How much is too much TV time? . . . . sometimes an extra episode of Dora gives me 30 min. of sanity!
How much is too much computer time? . . . . again, some sanity time and communicating w/hothers.
How much is too much coffee? . . . . is there such a thing as this??
How much is too much of saying "No" or redirecting little ones? . . . . gosh, will he EVER just do it the first time, lol!
How much is too much doing and not getting much back? . . . . . I'm supposed to serve joyfully w/out resentment, right?!
How much is too much housework to worry about? . . . . . the trinity of laundry, dishes & vacuuming are sapping my creative side, really!
How much is too much yelling, craziness around the house when I really just want to lie down? . . . . . is it Mommy's naptime yet????

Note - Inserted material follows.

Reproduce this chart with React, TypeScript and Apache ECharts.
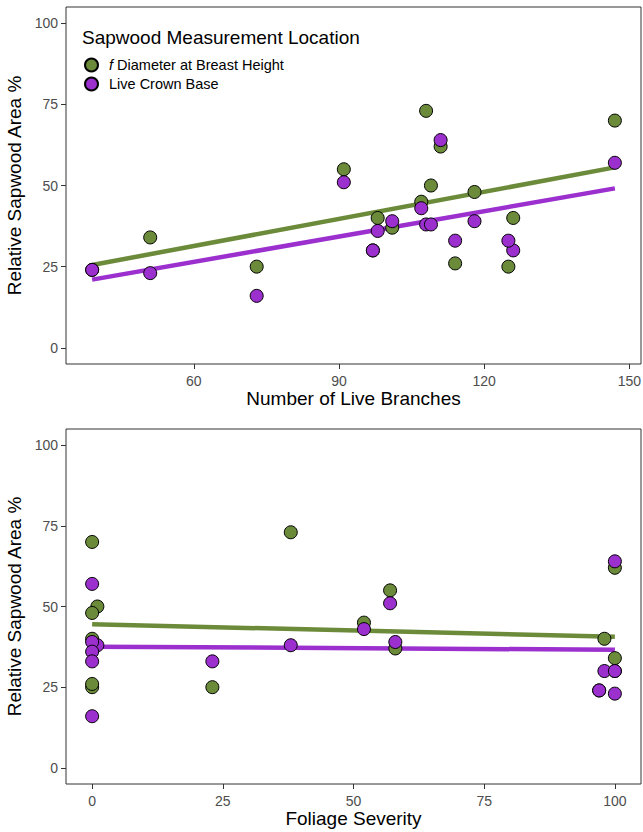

How much is too much with a pet that no one seems to want to take care of? . . . . can add said responsibilities into my housework question - blah!
How much is too much with tight budgeting? . . . . will there EVER be relief??
How much is too much with monthly bills? . . . . . seriously, what more can we go w/out to save $$$??
How much is too much time between date nights? Alone time with different kids? . . . . . ALWAYS a balancing act with this
How much is too much volunteering/serving? . . . . . want to help, but lately I just feel burned out on teaching kids - I'm sure that sounds awful. :(
How much is too much planning, organizing, rearranging when it all ends up looking the same w/in a week? . . . . nothing else to say here!
How much is too much missing that moment to say what you really feel? . . . . either good or constructive criticism?
How much is too much pushing, hinting for me to 'make nice' with emotionally abusive people because 'they are who they are'? . . . . can't people just live their own life?!
How much is too much in regards to forgiveness, repentance, and reconcilation? . . . . . I know God wants us to forgive, but he doesn't mean to let others continually harm us like a doormat does he??

I'm sure there are millions more that I, and others, could post. Just really in a crux with things lately wondering how much it too much trying to be everything to everyone while still trying to figure out who I am???